The Teacher Retirement System of Texas reaffirmed its 8% annual return target after its consultant said the pension system, with about $100 billion in assets, should expect a median rate of return slightly greater than 8% over the next decade.

The consultant, Hewitt Ennis–Knupp, also noted that, during the past 20 years, the Texas pension fund earned a rate of return of 8.9% on invested assets. Brian Guthrie, executive director of the Teacher Retirement System of Texas, said he hasn't "looked under the hood" of the analysis, though pension officials checked with their actuary to make sure the target is in line with most other pension funds'. A spokeswoman for EnnisKnupp declined to comment.

"It doesn't matter what your assumptions are," said Laurie Hacking, executive director of the Teachers Retirement Association of Minnesota, which supports sticking with its 8.5% target return assumption. "It is what that market delivers that matters and how you react to that."

Ms. Hacking said Minnesota reacted to big investment losses after the financial crisis by cutting back on pension benefits and increasing contributions to the fund from employees and school districts. Those moves had a greater impact on the funding level of the teachers' system, now a relatively healthy 78%, than lowering return assumptions, she said.

But tweaking the number could have immediate, real-life consequences. Many public pension funds use their assumed rates of return to calculate the present value of benefits they owe retired workers in the future. So the lower the rate, the greater the obligations appear.

This spring, the New Hampshire legislature put off implementing a decision by the retirement board to lower the rate to 7.75% from 8.5% this year. The move by lawmakers was meant to spare New Hampshire cities and towns from having to make additional contributions to the fund without much warning, even if it means keeping return assumptions few people expect the fund to meet.

"It's a tough decision," said Jeb Bradley, Republican majority leader in the New Hampshire State Senate. "We knew we had to lower it, but we were trying to give ample warning" to cities and towns, he said. Many unions representing New Hampshire public workers objected to the delay in reducing the assumed rate.

In Minnesota, legislators last year reduced cost-of-living adjustments for retired public workers until the funding level of the pension system improves. Lowering the rate of return could lower the pension system's funding level and potentially delay when the cost-of-living adjustments are restored. Some state lawmakers say lowering the rate will benefit the system over the long haul. "A new day has dawned," said Morrie Lanning, chairman of the Legislative Commission on Pensions and Retirement in Minnesota, who wants to lower the return target. "It may have made sense in the past, but it's not realistic anymore."

States are grappling with reality of a low return environment. The pension crisis rocking state plans will not go away and it got worse following a horrendous third quarter where bond yields plummeted and asset values plunged, exacerbating pension deficits. I always thought an 8% return target is way too optimistic in this environment, forcing underfunded pension plans to take riskier bets. These bets will come back to haunt many pension funds that are ill-prepared for deflation.

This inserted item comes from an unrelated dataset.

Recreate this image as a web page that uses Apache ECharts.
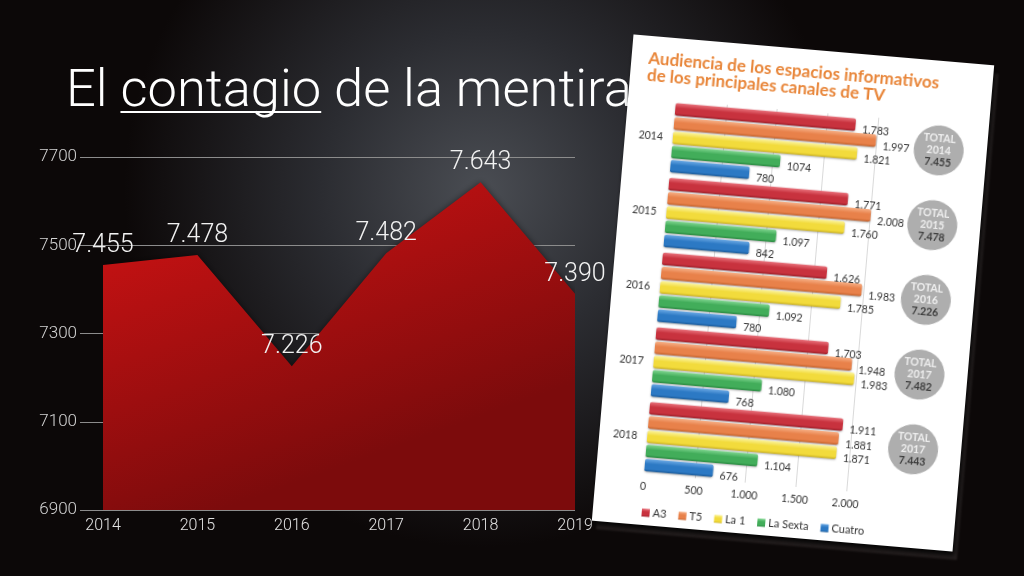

The model that is killing pension funds will continue to kill them over the next decade. As we enter an era of fiscal austerity, tough political choices on pension lie ahead. Pension plan members simply can't have their pension cake and eat it too. I leave you with two must watch interviews. One with Jim Bianco of Bianco Research who reminds us everything we learned about investing is wrong and another with Ed Dempsey, CIO of Pension Partners, who after predicting a "summer swoon," now sees a "fall melt-up." In the short-run, I agree, stocks can rally sharply, but this will not make a dent in the overall profile of pension plans. They simply will have to accept that low returns and volatile markets are going to be the new norm for a long time and plan accordingly.